Les passagers au départ d'un aéroport situé sur le territoire d'un Etat membre (ou à destination d’un tel aéroport pour un vol réalisé par un transporteur communautaire) doivent être indemnisés par le transporteur aérien effectif en cas d’annulation d’un vol, sauf, notamment, si le transporteur prouve que celle-ci est due à des circonstances extraordinaires qui n'auraient pas pu être évitées même si toutes les mesures raisonnables avaient été prises (Règl. CE 261/2004 du 11-2-2004 art. 5, 3).
A l’automne 2016, une forte proportion du personnel d’une compagnie aérienne allemande se met en arrêt maladie après l’annonce d’un plan de restructuration de l'entreprise, ce qui entraîne l’annulation de nombreux vols au départ de l’Allemagne puis la paralysie du trafic de la compagnie jusqu’à ce qu’elle trouve un accord avec les représentants du personnel. La compagnie refuse d’indemniser les passagers des vols annulés, estimant que ces annulations résultent de circonstances extraordinaires constituées par la « grève sauvage » du personnel et l’appel au boycott lancé par les membres du personnel eux-mêmes.

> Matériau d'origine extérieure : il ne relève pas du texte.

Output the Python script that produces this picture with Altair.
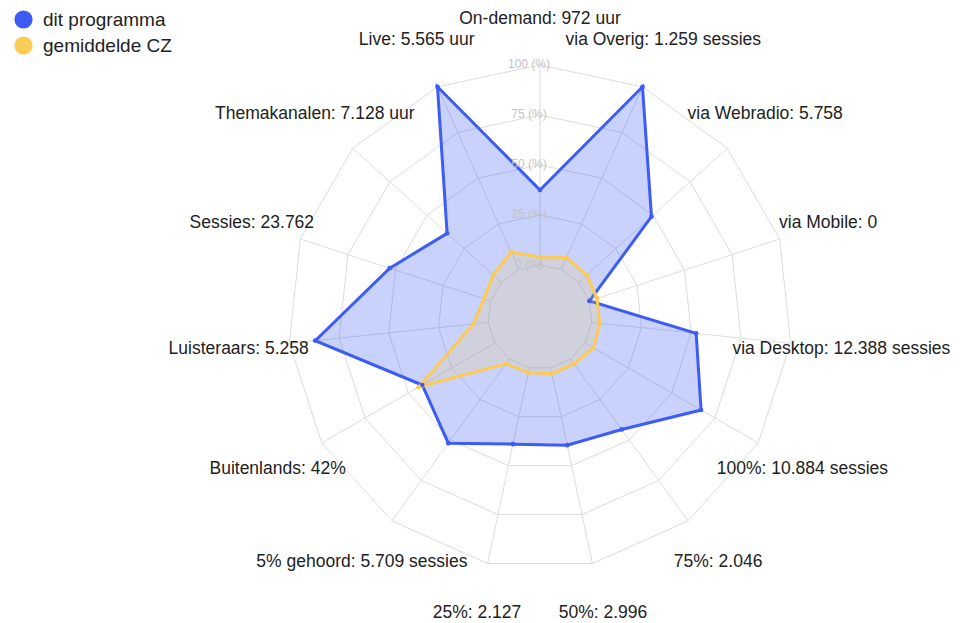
import altair as alt
import pandas as pd

# ---------------- data ----------------
AXES = [
    "On-demand: 972 uur", "via Overig: 1.259 sessies", "via Webradio: 5.758",
    "via Mobile: 0", "via Desktop: 12.388 sessies", "100%: 10.884 sessies",
    "75%: 2.046", "50%: 2.996", "25%: 2.127", "5% gehoord: 5.709 sessies",
    "Buitenlands: 42%", "Luisteraars: 5.258", "Sessies: 23.762",
    "Themakanalen: 7.128 uur", "Live: 5.565 uur",
]
PROGRAMMA = [37.5, 100, 49, 0, 52.5, 67, 43.5, 39.5, 39, 52, 42, 87, 53, 36.5, 100]
GEMIDDELD = [4, 6.5, 5.5, 4, 4, 5, 3, 3, 2.5, 3, 44, 7.5, 3.5, 5.5, 9.5]
SERIES = ["dit programma", "gemiddelde CZ"]
TICKS = [0, 25, 50, 75, 100]
TICK_LABELS = ["0 (%)", "25 (%)", "50 (%)", "75 (%)", "100 (%)"]

# ---------------- layout / style ----------------
N = len(AXES)
R_OUT = 252      # px radius of the 100 ring
RMIN = -26       # radial scale minimum (0 ring sits off-centre)
LABEL_R = 303    # px radius of the category labels
LABEL_TOP = 298  # keep the top label inside the drawing
BLUE = "#3d5cf5"
YELLOW = "#fbcb55"
FONT = "Liberation Sans"

xs = alt.Scale(domain=[-532, 425], nice=False, zero=False)
ys = alt.Scale(domain=[-306, 309], nice=False, zero=False)
X = alt.X("x:Q", scale=xs, axis=None)
Y = alt.Y("y:Q", scale=ys, axis=None)


def polar(chart, field="value", radius=None):
    chart = chart.transform_calculate(ang=f"datum.idx * 2 * PI / {N}")
    if radius is None:
        chart = chart.transform_calculate(
            r=f"{R_OUT} * (datum.{field} - ({RMIN})) / (100 - ({RMIN}))")
    else:
        chart = chart.transform_calculate(r=f"{radius}")
    return chart.transform_calculate(
        x="datum.r * sin(datum.ang)", y="datum.r * cos(datum.ang)")


series_df = pd.DataFrame({
    "idx": list(range(N)) * 2,
    "value": PROGRAMMA + GEMIDDELD,
    "series": [SERIES[0]] * N + [SERIES[1]] * N,
})
ring_df = pd.DataFrame([{"idx": i, "value": t, "ring": t} for t in TICKS for i in range(N)])
spoke_df = pd.DataFrame({"idx": list(range(N)), "v0": [TICKS[0]] * N, "v1": [TICKS[-1]] * N})
label_df = pd.DataFrame({"idx": list(range(N)), "label": AXES})
tick_df = pd.DataFrame({"idx": [0] * len(TICKS), "value": TICKS, "text": TICK_LABELS})

# grid rings
rings = polar(alt.Chart(ring_df)).mark_line(
    interpolate="linear-closed", color="#dcdcdc", strokeWidth=1
).encode(x=X, y=Y, detail="ring:N", order="idx:Q")

# spokes
spokes = alt.Chart(spoke_df).transform_calculate(
    ang=f"datum.idx * 2 * PI / {N}",
    r0=f"{R_OUT} * (datum.v0 - ({RMIN})) / (100 - ({RMIN}))",
    r1=f"{R_OUT} * (datum.v1 - ({RMIN})) / (100 - ({RMIN}))",
).transform_calculate(
    x="datum.r0 * sin(datum.ang)", y="datum.r0 * cos(datum.ang)",
    x2="datum.r1 * sin(datum.ang)", y2="datum.r1 * cos(datum.ang)",
).mark_rule(color="#dcdcdc", strokeWidth=1).encode(x=X, y=Y, x2="x2:Q", y2="y2:Q")


def polygon(name, color, fill_opacity, width):
    return polar(alt.Chart(series_df).transform_filter(
        alt.datum.series == name)).mark_line(
        interpolate="linear-closed", color=color, fill=color,
        fillOpacity=fill_opacity, strokeWidth=width, strokeJoin="miter"
    ).encode(x=X, y=Y, order="idx:Q")


poly_blue = polygon(SERIES[0], BLUE, 0.28, 3)
poly_yellow = polygon(SERIES[1], YELLOW, 0.18, 3)

points = polar(alt.Chart(series_df)).mark_point(
    filled=True, shape="circle", size=22, opacity=1
).encode(
    x=X, y=Y,
    color=alt.Color(
        "series:N",
        scale=alt.Scale(domain=SERIES, range=[BLUE, YELLOW]),
        legend=alt.Legend(
            title=None, orient="none", legendX=6, legendY=2, padding=0,
            symbolType="circle", symbolSize=330, symbolStrokeWidth=0,
            symbolOpacity=1, labelFontSize=19, labelFont=FONT,
            labelColor="#222", labelOffset=10, rowPadding=6,
        ),
    ),
)

tick_text = polar(alt.Chart(tick_df)).mark_text(
    font=FONT, fontSize=12, color="#c4c4c4", align="center", baseline="middle", dx=-11, dy=-1
).encode(x=X, y=Y, text="text:N")

labels = polar(alt.Chart(label_df), radius=LABEL_R).transform_calculate(
    y=f"min(datum.y, {LABEL_TOP})"
).mark_text(
    font=FONT, fontSize=17.5, color="#222", align="center", baseline="middle"
).encode(x=X, y=Y, text="label:N")

chart = alt.layer(
    rings, spokes, poly_blue, poly_yellow, points, tick_text, labels
).properties(
    width=957, height=615, autosize=alt.AutoSizeParams(type="none"), padding=0
).configure_view(stroke=None)

chart.save("out.html", embed_options={"renderer": "svg", "actions": False})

La Cour de justice de l’Union européenne rejette cette analyse : l’absence spontanée d’une partie importante du personnel navigant (« grève sauvage »), qui trouve son origine dans l’annonce surprise par un transporteur aérien effectif d’une restructuration de l’entreprise, à la suite d’un appel relayé, non pas par les représentants des travailleurs de l’entreprise, mais spontanément par les travailleurs eux-mêmes, qui se sont placés en situation de congé de maladie, ne relève pas de la notion de « circonstances extraordinaires » au sens du texte précité.
A noter : cette décision marque un renforcement des droits des passagers aériens.
Peuvent être qualifiés de circonstances extraordinaires, au sens de l’article 5, 3 du règlement 261/2004, les événements qui, par leur nature ou leur origine, ne sont pas inhérents à l’exercice normal de l’activité du transporteur aérien concerné et échappent à la maîtrise effective de celui-ci (notamment CJUE 4-5-2017 aff. 315/15). Le règlement 261/2004 précise certes qu’une grève ayant une incidence sur les opérations d'un transporteur aérien peut constituer un cas extraordinaire exonératoire (considérant 14). Mais la grève doit répondre aux conditions précitées, qui sont cumulatives.
Tel n’était pas le cas en l’espèce. Les restructurations et réorganisations d’entreprises font partie, relève la Cour, des mesures normales de gestion de celles-ci et les transporteurs aériens peuvent être, de manière ordinaire, confrontés à des désaccords, voire à des conflits, avec tout ou partie de leur personnel ; les risques résultant des conséquences sociales qui accompagnent de telles mesures doivent être considérés comme inhérents à l’exercice normal de l’activité du transporteur aérien concerné. Il résulte de cette décision qu’aucun mouvement social fondé sur une mesure de gestion n’est exonératoire pour le transporteur.
Par ailleurs, estime la Cour, la grève n’échappait pas à la maîtrise effective du transporteur car, malgré son ampleur, elle avait cessé dès la conclusion d’un accord entre ce dernier et les représentants du personnel.
Enfin, le fait que cette grève devait être qualifiée de « sauvage » (et donc d'illégale) au regard du droit allemand, faute d’avoir été initiée par un syndicat, est sans incidence sur l’appréciation de la notion de circonstances extraordinaires. Admettre le contraire aurait fait dépendre le droit à indemnisation des passagers du droit national de chaque Etat membre, ce qui aurait porté atteinte aux objectifs du règlement 261/2004 de garantir un niveau élevé de protection des passagers, ainsi que des conditions équivalentes d’exercice des activités de transporteur aérien sur le territoire de l’Union européenne.